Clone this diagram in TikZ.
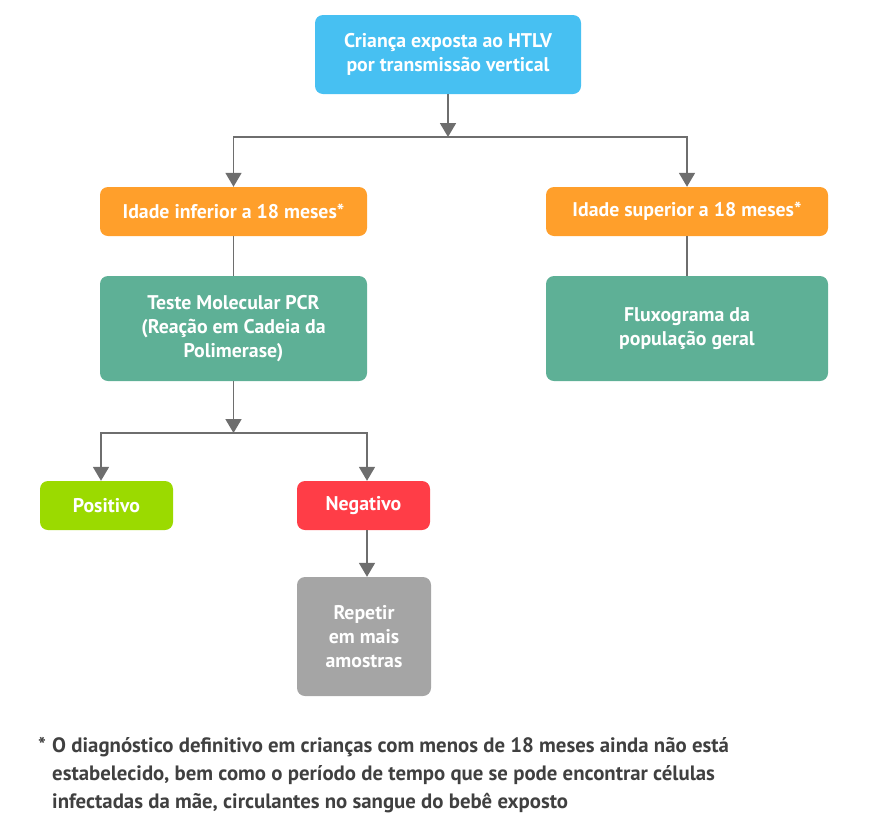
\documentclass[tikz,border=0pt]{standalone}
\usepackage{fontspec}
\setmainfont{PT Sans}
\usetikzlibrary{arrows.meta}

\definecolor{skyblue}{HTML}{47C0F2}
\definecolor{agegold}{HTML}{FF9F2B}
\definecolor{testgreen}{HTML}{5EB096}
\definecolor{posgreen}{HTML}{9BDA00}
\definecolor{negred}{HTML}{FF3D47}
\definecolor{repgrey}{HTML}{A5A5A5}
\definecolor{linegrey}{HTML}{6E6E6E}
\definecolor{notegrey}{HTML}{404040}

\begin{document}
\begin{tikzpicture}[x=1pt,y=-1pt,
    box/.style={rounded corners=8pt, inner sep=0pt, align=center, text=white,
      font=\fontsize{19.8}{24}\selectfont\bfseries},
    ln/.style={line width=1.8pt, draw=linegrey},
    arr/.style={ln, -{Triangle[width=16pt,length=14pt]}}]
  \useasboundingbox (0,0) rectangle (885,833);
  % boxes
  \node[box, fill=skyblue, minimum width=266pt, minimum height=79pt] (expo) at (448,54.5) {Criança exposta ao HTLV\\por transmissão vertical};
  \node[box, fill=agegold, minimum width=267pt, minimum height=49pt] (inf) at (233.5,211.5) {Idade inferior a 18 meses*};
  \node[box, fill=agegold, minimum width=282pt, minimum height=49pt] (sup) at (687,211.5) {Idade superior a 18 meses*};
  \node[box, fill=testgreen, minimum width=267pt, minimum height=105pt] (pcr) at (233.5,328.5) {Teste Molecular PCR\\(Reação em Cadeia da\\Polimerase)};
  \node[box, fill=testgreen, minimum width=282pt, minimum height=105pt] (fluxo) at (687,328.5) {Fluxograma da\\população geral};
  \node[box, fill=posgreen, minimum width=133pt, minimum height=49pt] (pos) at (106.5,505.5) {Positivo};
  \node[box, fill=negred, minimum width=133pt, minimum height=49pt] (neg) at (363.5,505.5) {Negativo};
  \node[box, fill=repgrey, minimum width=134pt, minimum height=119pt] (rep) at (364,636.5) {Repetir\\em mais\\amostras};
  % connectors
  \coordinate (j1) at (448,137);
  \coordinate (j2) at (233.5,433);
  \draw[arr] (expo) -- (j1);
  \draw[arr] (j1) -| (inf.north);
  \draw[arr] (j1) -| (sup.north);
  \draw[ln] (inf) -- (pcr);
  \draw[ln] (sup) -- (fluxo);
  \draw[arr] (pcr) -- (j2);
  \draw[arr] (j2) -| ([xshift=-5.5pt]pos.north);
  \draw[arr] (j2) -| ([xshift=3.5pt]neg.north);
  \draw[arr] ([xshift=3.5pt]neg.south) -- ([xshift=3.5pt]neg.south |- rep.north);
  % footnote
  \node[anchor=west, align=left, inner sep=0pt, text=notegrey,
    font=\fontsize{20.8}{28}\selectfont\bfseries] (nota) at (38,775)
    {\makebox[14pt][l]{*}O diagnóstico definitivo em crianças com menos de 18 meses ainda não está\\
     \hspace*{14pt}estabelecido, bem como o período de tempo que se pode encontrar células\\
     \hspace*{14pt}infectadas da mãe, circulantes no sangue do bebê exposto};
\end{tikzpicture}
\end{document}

**Written task**
Transcribe the whole listing, character for character, but not its images.

**In response**
Clone this diagram in TikZ.
\documentclass[tikz,border=0pt]{standalone}
\usepackage{fontspec}
\setmainfont{PT Sans}
\usetikzlibrary{arrows.meta}

\definecolor{skyblue}{HTML}{47C0F2}
\definecolor{agegold}{HTML}{FF9F2B}
\definecolor{testgreen}{HTML}{5EB096}
\definecolor{posgreen}{HTML}{9BDA00}
\definecolor{negred}{HTML}{FF3D47}
\definecolor{repgrey}{HTML}{A5A5A5}
\definecolor{linegrey}{HTML}{6E6E6E}
\definecolor{notegrey}{HTML}{404040}

\begin{document}
\begin{tikzpicture}[x=1pt,y=-1pt,
    box/.style={rounded corners=8pt, inner sep=0pt, align=center, text=white,
      font=\fontsize{19.8}{24}\selectfont\bfseries},
    ln/.style={line width=1.8pt, draw=linegrey},
    arr/.style={ln, -{Triangle[width=16pt,length=14pt]}}]
  \useasboundingbox (0,0) rectangle (885,833);
  % boxes
  \node[box, fill=skyblue, minimum width=266pt, minimum height=79pt] (expo) at (448,54.5) {Criança exposta ao HTLV\\por transmissão vertical};
  \node[box, fill=agegold, minimum width=267pt, minimum height=49pt] (inf) at (233.5,211.5) {Idade inferior a 18 meses*};
  \node[box, fill=agegold, minimum width=282pt, minimum height=49pt] (sup) at (687,211.5) {Idade superior a 18 meses*};
  \node[box, fill=testgreen, minimum width=267pt, minimum height=105pt] (pcr) at (233.5,328.5) {Teste Molecular PCR\\(Reação em Cadeia da\\Polimerase)};
  \node[box, fill=testgreen, minimum width=282pt, minimum height=105pt] (fluxo) at (687,328.5) {Fluxograma da\\população geral};
  \node[box, fill=posgreen, minimum width=133pt, minimum height=49pt] (pos) at (106.5,505.5) {Positivo};
  \node[box, fill=negred, minimum width=133pt, minimum height=49pt] (neg) at (363.5,505.5) {Negativo};
  \node[box, fill=repgrey, minimum width=134pt, minimum height=119pt] (rep) at (364,636.5) {Repetir\\em mais\\amostras};
  % connectors
  \coordinate (j1) at (448,137);
  \coordinate (j2) at (233.5,433);
  \draw[arr] (expo) -- (j1);
  \draw[arr] (j1) -| (inf.north);
  \draw[arr] (j1) -| (sup.north);
  \draw[ln] (inf) -- (pcr);
  \draw[ln] (sup) -- (fluxo);
  \draw[arr] (pcr) -- (j2);
  \draw[arr] (j2) -| ([xshift=-5.5pt]pos.north);
  \draw[arr] (j2) -| ([xshift=3.5pt]neg.north);
  \draw[arr] ([xshift=3.5pt]neg.south) -- ([xshift=3.5pt]neg.south |- rep.north);
  % footnote
  \node[anchor=west, align=left, inner sep=0pt, text=notegrey,
    font=\fontsize{20.8}{28}\selectfont\bfseries] (nota) at (38,775)
    {\makebox[14pt][l]{*}O diagnóstico definitivo em crianças com menos de 18 meses ainda não está\\
     \hspace*{14pt}estabelecido, bem como o período de tempo que se pode encontrar células\\
     \hspace*{14pt}infectadas da mãe, circulantes no sangue do bebê exposto};
\end{tikzpicture}
\end{document}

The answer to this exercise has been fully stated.